● **Direction**
Set down, word for word, only the lines from the start of the records through the line bearing "const eofTime = 1.166;"; include no pictures.

[A run of records]
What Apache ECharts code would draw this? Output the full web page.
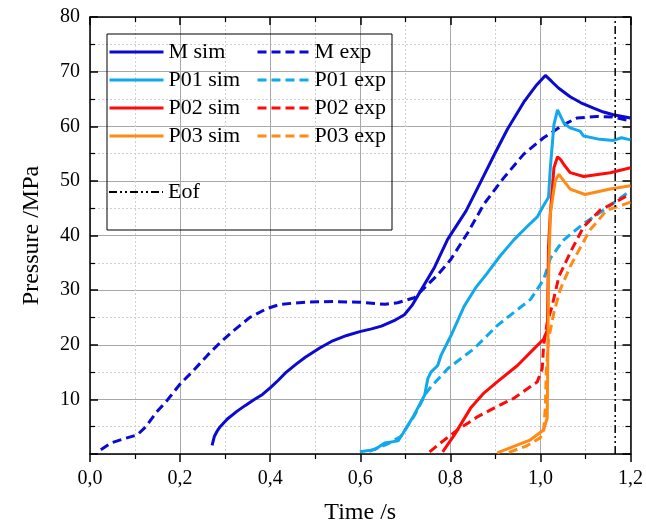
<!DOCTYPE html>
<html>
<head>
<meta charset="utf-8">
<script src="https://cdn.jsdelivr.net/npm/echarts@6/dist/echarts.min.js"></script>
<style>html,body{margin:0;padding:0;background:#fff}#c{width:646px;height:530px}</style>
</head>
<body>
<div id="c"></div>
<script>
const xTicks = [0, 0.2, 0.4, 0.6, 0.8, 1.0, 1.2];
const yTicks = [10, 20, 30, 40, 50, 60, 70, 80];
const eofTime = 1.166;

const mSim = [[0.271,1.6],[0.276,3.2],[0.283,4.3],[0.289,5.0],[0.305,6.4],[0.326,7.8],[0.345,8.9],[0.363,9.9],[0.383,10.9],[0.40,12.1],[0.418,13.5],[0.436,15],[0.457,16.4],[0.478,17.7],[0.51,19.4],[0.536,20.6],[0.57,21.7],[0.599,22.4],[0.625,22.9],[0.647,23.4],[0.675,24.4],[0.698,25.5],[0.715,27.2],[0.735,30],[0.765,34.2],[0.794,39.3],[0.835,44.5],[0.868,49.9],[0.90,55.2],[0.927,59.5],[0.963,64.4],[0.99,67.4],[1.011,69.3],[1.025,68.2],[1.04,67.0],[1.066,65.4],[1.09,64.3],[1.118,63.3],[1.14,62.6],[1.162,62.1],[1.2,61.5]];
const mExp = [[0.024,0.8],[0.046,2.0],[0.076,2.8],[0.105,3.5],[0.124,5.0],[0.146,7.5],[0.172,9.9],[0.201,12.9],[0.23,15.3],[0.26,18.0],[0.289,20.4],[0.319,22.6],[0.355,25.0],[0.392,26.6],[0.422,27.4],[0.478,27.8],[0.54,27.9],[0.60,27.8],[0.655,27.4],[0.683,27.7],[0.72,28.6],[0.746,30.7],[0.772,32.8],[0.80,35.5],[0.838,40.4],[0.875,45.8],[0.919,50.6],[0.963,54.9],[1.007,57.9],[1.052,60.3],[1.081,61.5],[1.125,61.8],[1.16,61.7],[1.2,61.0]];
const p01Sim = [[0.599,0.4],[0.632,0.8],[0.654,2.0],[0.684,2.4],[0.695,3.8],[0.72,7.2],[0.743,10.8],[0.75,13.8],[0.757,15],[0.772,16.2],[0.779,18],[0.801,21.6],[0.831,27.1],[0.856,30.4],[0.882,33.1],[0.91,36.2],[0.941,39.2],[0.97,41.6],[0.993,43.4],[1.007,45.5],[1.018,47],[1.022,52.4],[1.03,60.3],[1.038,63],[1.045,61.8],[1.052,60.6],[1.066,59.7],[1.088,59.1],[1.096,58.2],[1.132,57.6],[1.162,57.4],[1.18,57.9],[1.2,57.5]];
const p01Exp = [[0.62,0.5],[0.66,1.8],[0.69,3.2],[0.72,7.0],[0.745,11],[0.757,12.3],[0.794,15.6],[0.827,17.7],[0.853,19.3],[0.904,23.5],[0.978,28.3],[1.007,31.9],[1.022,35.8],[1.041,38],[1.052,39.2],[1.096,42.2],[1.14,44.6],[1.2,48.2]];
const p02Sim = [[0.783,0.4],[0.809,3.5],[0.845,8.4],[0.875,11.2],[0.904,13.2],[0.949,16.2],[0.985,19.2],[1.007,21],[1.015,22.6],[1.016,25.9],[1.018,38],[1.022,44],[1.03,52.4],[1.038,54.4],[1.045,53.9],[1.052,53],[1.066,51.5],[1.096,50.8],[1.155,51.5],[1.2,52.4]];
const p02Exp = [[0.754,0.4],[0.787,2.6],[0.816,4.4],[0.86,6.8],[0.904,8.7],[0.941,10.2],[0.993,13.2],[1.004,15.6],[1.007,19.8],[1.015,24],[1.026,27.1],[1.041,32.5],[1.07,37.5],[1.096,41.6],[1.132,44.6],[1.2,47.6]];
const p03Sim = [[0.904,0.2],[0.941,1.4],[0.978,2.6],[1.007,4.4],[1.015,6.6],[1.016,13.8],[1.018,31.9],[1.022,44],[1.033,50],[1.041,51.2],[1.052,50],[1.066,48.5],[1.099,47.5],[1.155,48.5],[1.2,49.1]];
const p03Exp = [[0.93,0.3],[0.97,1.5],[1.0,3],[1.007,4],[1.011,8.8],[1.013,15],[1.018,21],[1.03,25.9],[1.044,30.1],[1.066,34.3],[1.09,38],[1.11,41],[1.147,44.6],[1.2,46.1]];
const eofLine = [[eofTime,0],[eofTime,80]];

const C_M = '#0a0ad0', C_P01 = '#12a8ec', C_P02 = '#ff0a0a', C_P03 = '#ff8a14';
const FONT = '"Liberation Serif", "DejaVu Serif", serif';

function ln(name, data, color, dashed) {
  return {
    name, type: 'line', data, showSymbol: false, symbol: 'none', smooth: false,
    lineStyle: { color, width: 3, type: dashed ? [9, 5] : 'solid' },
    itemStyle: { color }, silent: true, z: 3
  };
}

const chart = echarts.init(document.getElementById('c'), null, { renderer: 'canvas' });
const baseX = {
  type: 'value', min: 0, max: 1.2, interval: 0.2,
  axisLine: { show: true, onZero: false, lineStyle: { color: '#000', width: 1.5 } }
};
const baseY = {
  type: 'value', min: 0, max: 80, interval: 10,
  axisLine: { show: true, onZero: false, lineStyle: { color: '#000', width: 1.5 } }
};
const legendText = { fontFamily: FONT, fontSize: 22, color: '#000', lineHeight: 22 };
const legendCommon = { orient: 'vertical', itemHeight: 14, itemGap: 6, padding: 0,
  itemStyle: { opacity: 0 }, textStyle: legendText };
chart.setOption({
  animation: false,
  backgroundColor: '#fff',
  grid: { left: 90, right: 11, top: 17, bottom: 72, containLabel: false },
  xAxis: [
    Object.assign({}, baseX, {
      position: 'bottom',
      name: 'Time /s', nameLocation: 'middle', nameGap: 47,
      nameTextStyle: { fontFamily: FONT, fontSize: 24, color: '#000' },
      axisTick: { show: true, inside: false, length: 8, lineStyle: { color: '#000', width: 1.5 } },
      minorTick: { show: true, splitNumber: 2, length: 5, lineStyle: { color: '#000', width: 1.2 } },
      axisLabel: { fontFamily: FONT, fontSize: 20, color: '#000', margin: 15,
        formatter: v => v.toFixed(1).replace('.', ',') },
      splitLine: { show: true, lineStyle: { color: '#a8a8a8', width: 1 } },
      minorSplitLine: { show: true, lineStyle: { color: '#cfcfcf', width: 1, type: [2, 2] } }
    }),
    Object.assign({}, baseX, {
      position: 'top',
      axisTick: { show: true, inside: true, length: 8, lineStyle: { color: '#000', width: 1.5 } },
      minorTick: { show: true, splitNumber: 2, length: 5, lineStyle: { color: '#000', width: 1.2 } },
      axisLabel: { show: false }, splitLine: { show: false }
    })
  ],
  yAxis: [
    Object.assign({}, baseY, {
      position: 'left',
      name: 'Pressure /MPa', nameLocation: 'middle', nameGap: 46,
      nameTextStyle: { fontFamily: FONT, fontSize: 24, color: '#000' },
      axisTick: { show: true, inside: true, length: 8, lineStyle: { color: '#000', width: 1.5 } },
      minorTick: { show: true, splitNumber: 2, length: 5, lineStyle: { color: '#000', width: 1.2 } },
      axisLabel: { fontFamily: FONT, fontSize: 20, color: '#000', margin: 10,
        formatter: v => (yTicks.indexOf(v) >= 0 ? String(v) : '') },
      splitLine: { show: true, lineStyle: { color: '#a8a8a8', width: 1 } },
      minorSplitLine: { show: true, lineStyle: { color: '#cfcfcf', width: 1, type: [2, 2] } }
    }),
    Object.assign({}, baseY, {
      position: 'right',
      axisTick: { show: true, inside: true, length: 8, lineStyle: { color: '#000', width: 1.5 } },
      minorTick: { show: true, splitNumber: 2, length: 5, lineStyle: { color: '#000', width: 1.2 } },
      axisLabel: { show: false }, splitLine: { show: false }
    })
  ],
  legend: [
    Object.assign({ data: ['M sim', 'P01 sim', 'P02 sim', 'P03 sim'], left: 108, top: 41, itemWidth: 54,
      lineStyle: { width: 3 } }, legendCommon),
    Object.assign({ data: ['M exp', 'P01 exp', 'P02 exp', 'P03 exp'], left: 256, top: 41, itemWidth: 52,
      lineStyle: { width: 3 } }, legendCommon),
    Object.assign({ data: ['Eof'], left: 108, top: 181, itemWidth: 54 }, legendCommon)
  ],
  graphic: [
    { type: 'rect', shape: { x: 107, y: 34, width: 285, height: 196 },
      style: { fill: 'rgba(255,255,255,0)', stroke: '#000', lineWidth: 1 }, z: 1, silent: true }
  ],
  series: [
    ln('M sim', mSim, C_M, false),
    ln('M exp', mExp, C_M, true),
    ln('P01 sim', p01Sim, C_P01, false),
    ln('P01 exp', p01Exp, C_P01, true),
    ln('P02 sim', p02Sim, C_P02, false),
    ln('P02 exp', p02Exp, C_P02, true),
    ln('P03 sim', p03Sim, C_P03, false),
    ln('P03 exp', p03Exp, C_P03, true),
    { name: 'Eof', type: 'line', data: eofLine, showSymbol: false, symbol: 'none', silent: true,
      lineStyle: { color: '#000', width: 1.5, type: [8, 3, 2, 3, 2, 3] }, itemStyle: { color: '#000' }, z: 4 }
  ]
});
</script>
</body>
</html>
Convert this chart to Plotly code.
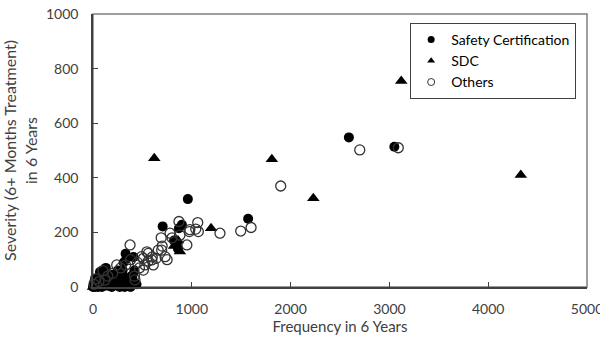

● **Response for this exercise**
What Apache ECharts code would draw this? Output the full web page.
<!DOCTYPE html>
<html>
<head>
<meta charset="utf-8">
<script src="https://cdn.jsdelivr.net/npm/echarts@6/dist/echarts.min.js"></script>
<style>html,body{margin:0;padding:0;background:#fff}#c{width:646px;height:530px}</style>
</head>
<body>
<div id="c"></div>
<script>
const xTicks = [0, 0.2, 0.4, 0.6, 0.8, 1.0, 1.2];
const yTicks = [10, 20, 30, 40, 50, 60, 70, 80];
const eofTime = 1.166;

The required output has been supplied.